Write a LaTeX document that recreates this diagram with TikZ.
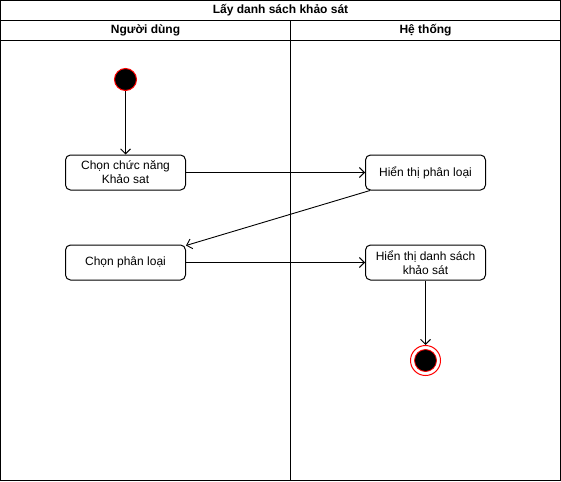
\documentclass[tikz,border=0pt]{standalone}
\usepackage{fontspec}
\setmainfont{Liberation Sans}
\usetikzlibrary{arrows.meta}
\begin{document}
\begin{tikzpicture}[x=1pt,y=-1pt,
  every node/.style={font=\fontsize{12}{14}\selectfont, inner sep=0pt},
  act/.style={draw=black, line width=1pt, rounded corners=5pt, minimum width=120pt, minimum height=35pt, align=center, fill=white},
  hdr/.style={font=\fontsize{12}{14}\selectfont\bfseries},
  flow/.style={draw=black, line width=0.9pt, -{Straight Barb[length=5pt,width=10pt,line width=0.9pt]}},
  frame/.style={draw=black, line width=1pt}]
\useasboundingbox (0,0) rectangle (561,481);
% frame
\draw[frame] (0.5,0.5) rectangle (560.5,480.5);
\draw[frame] (0.5,20.5) -- (560.5,20.5);
\draw[frame] (0.5,40.5) -- (560.5,40.5);
\draw[frame] (290.5,20.5) -- (290.5,480.5);
\node[hdr] (title) at (280.5,10.5) {Lấy danh sách khảo sát};
\node[hdr] (lane1) at (145.5,30.5) {Người dùng};
\node[hdr] (lane2) at (425.5,30.5) {Hệ thống};
% nodes
\node[circle, draw=red, fill=black, line width=1pt, minimum size=22pt] (start) at (125.5,79.5) {};
\node[act] (a1) at (125.5,172.5) {Chọn chức năng\\Khảo sat};
\node[act] (a2) at (425.5,172.5) {Hiển thị phân loại};
\node[act] (a3) at (125.5,262.5) {Chọn phân loại};
\node[act] (a4) at (425.5,262.5) {Hiển thị danh sách\\khảo sát};
\node[circle, draw=red, fill=white, line width=1pt, minimum size=30pt] (end) at (425.5,360.5) {};
\node[circle, draw=red, fill=black, line width=0.8pt, minimum size=22pt] (endin) at (425.5,360.5) {};
% connectors
\draw[flow] (start) -- (a1);
\draw[flow] (a1) -- (a2);
\draw[flow] ([xshift=5pt]a2.south west) -- ([yshift=-1pt]a3.north east);
\draw[flow] (a3) -- (a4);
\draw[flow] (a4) -- (end);
\end{tikzpicture}
\end{document}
───
WRITTEN TASK:
Repeat the material above word for word and skip every image in it.

EXERCISE RESULT:
Write a LaTeX document that recreates this diagram with TikZ.
\documentclass[tikz,border=0pt]{standalone}
\usepackage{fontspec}
\setmainfont{Liberation Sans}
\usetikzlibrary{arrows.meta}
\begin{document}
\begin{tikzpicture}[x=1pt,y=-1pt,
  every node/.style={font=\fontsize{12}{14}\selectfont, inner sep=0pt},
  act/.style={draw=black, line width=1pt, rounded corners=5pt, minimum width=120pt, minimum height=35pt, align=center, fill=white},
  hdr/.style={font=\fontsize{12}{14}\selectfont\bfseries},
  flow/.style={draw=black, line width=0.9pt, -{Straight Barb[length=5pt,width=10pt,line width=0.9pt]}},
  frame/.style={draw=black, line width=1pt}]
\useasboundingbox (0,0) rectangle (561,481);
% frame
\draw[frame] (0.5,0.5) rectangle (560.5,480.5);
\draw[frame] (0.5,20.5) -- (560.5,20.5);
\draw[frame] (0.5,40.5) -- (560.5,40.5);
\draw[frame] (290.5,20.5) -- (290.5,480.5);
\node[hdr] (title) at (280.5,10.5) {Lấy danh sách khảo sát};
\node[hdr] (lane1) at (145.5,30.5) {Người dùng};
\node[hdr] (lane2) at (425.5,30.5) {Hệ thống};
% nodes
\node[circle, draw=red, fill=black, line width=1pt, minimum size=22pt] (start) at (125.5,79.5) {};
\node[act] (a1) at (125.5,172.5) {Chọn chức năng\\Khảo sat};
\node[act] (a2) at (425.5,172.5) {Hiển thị phân loại};
\node[act] (a3) at (125.5,262.5) {Chọn phân loại};
\node[act] (a4) at (425.5,262.5) {Hiển thị danh sách\\khảo sát};
\node[circle, draw=red, fill=white, line width=1pt, minimum size=30pt] (end) at (425.5,360.5) {};
\node[circle, draw=red, fill=black, line width=0.8pt, minimum size=22pt] (endin) at (425.5,360.5) {};
% connectors
\draw[flow] (start) -- (a1);
\draw[flow] (a1) -- (a2);
\draw[flow] ([xshift=5pt]a2.south west) -- ([yshift=-1pt]a3.north east);
\draw[flow] (a3) -- (a4);
\draw[flow] (a4) -- (end);
\end{tikzpicture}
\end{document}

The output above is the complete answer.